Eric Hobsbawm subraya que también debemos conmemorar “el fin del periodo de dominación del liberalismo económico angloestadounidense”. Las categorías cerradas de “capitalismo” y “socialismo” han fracasado. “La diferencia crucial —añade— entre los sistemas económicos no son sus estructuras, sino sus prioridades sociales y morales”.
La reciente crisis ha puesto en evidencia la necesidad de “combinar el lucro con el bienestar de la gente”. O como decíamos en los tiempos combativos de la socialdemocracia: hacer más público lo público y más privado lo privado. Legitimar el interés particular por la prevalencia del interés general.
A este vuelco ideológico no podían faltar nuestros mayores empresarios. Carlos Slim —exaltado ahora por Forbes como potencia mundial— redescubre la Constitución, que en su artículo 25 establece la rectoría del Estado, en olvido del 28 que proscribe los monopolios. Rescata inclusive la fuente original del 27: la supeditación de la propiedad privada a los intereses de la nación.

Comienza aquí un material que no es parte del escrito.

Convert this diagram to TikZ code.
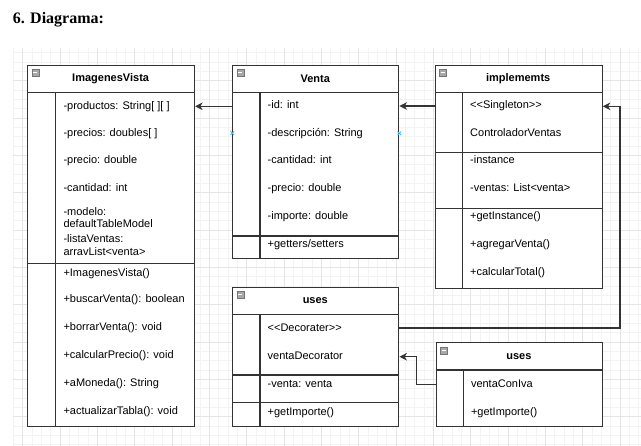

Su alegato: “Nuestros gobiernos han confundido instrumentos con objetivos”. Denuncia que reiteradamente hemos hecho respecto del codicioso fervor por los tratados de libre comercio y el fundamentalismo que nos rinde frente a los parámetros macroeconómicos. Patología dieciochesca: el culto por el corsé y el abandono del cuerpo.
Todavía más: “Desde la crisis de la deuda externa en 1982 el crecimiento del ingreso por habitante ha sido prácticamente nulo”. “En vez de elaborar planes de desarrollo hemos vivido con ajustes económicos que nos han impuesto desde fuera el Banco Mundial y el FMI”. Bienvenido al diagnóstico de la izquierda mexicana.

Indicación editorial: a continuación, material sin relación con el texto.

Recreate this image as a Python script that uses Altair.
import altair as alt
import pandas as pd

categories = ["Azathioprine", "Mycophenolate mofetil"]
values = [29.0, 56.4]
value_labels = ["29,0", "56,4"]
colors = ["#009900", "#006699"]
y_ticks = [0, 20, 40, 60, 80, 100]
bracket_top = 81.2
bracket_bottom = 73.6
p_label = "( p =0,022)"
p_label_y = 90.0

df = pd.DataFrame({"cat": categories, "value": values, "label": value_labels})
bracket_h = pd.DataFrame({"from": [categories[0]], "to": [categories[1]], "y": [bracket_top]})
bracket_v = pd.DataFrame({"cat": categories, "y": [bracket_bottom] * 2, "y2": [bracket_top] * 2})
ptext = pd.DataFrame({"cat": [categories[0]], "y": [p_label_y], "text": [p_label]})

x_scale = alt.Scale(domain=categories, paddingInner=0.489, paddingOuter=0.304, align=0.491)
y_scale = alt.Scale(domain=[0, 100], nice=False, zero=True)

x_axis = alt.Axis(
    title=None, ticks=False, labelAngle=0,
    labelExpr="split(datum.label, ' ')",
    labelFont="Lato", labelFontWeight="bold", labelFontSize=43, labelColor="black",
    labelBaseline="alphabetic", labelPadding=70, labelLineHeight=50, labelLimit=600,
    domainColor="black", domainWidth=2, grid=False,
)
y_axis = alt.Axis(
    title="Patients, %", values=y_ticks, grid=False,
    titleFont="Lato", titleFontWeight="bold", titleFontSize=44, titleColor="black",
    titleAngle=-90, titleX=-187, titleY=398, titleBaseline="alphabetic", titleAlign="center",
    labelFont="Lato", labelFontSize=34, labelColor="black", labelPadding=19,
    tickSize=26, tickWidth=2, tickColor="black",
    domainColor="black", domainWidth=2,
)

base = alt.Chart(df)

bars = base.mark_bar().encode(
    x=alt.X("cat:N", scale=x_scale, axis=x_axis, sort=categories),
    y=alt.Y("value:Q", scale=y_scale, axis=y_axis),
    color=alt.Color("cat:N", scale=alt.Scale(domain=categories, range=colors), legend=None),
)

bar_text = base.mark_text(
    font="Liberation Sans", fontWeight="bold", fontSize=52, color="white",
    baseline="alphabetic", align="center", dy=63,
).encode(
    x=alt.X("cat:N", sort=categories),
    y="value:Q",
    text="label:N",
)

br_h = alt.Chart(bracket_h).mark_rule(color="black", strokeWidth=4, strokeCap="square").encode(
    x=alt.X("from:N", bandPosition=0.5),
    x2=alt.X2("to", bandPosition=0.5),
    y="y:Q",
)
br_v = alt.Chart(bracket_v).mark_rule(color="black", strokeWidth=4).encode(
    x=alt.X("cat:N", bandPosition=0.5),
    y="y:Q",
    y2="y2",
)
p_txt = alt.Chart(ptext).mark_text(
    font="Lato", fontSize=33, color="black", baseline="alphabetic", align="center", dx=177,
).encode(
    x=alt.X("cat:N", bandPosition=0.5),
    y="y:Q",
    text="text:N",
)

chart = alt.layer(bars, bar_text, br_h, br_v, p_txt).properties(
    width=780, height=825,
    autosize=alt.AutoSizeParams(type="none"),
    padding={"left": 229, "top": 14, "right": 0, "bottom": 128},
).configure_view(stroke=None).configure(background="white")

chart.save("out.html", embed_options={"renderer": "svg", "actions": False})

El Consenso de Washington ha ganado un nuevo adversario y los programas asistenciales una dura condena. “Hay que incorporar a la modernidad a los más pobres”. En el centro del discurso, como en la prédica calderonista de campaña: el empleo, que requiere “inversión y actividad productiva”.

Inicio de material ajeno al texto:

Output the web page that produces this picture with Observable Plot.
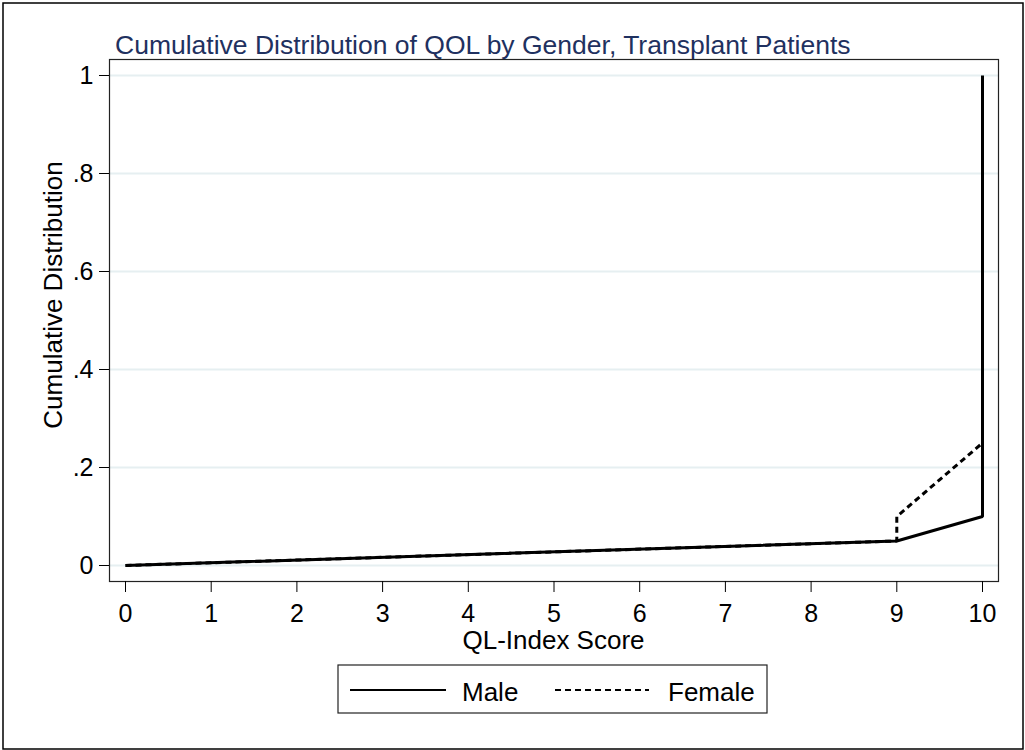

No basta reconocer las ventajas de la capilaridad social o afirmar que “todo país avanzado dispone de una gran clase media y una gran infraestructura física”. Ni siquiera abogar por el desarrollo de capital humano, educación y nutrición. Ello exige un régimen fiscal progresivo y un salario en ascenso, que genere mercado interno y comprima la economía informal.
Requiere ejercicio efectivo de soberanía sobre nuestras decisiones estratégicas y “el uso de todos los instrumentos bajo la rectoría del Estado”. ¿Cuál Estado? ¿Uno desmedrado por la ilegitimidad e ignorancia de sus titulares, el cáncer de la corrupción, el secuestro de sus determinaciones y el poder avasallante de las fuerzas ilegales y los señores de la comunicación y del dinero?
Más que una “sana obsesión” —como la llama Eduardo Huchim—, la reforma de los poderes públicos y la reafirmación de los derechos fundamentales son condición de todo proyecto nacional valedero. Acuden al cencerro actores políticos varios en busca de reformas de conveniencia y candilejas de ocasión. Claman por lo que ellos mismos han saboteado.
México demanda un nuevo pacto social —y si pudiésemos— refundacional, antes que su desintegración se torne irreversible. La crisis sistémica nos alcanzó y las falsas escapatorias se agotaron. Entre los propósitos planteados por la comisión para la conmemoración del 1910 figura “la revisión cuidadosa y la discusión democrática de nuestra Constitución, a fin de elaborar una nueva Ley Suprema”.
¿Cómo procesar una convocatoria de tal magnitud sin convocante? ¿Cómo reconstruir el Estado en ausencia de gobierno? Los días que vienen el pueblo comenzará a resolver ese dilema en las conciencias y en las calles.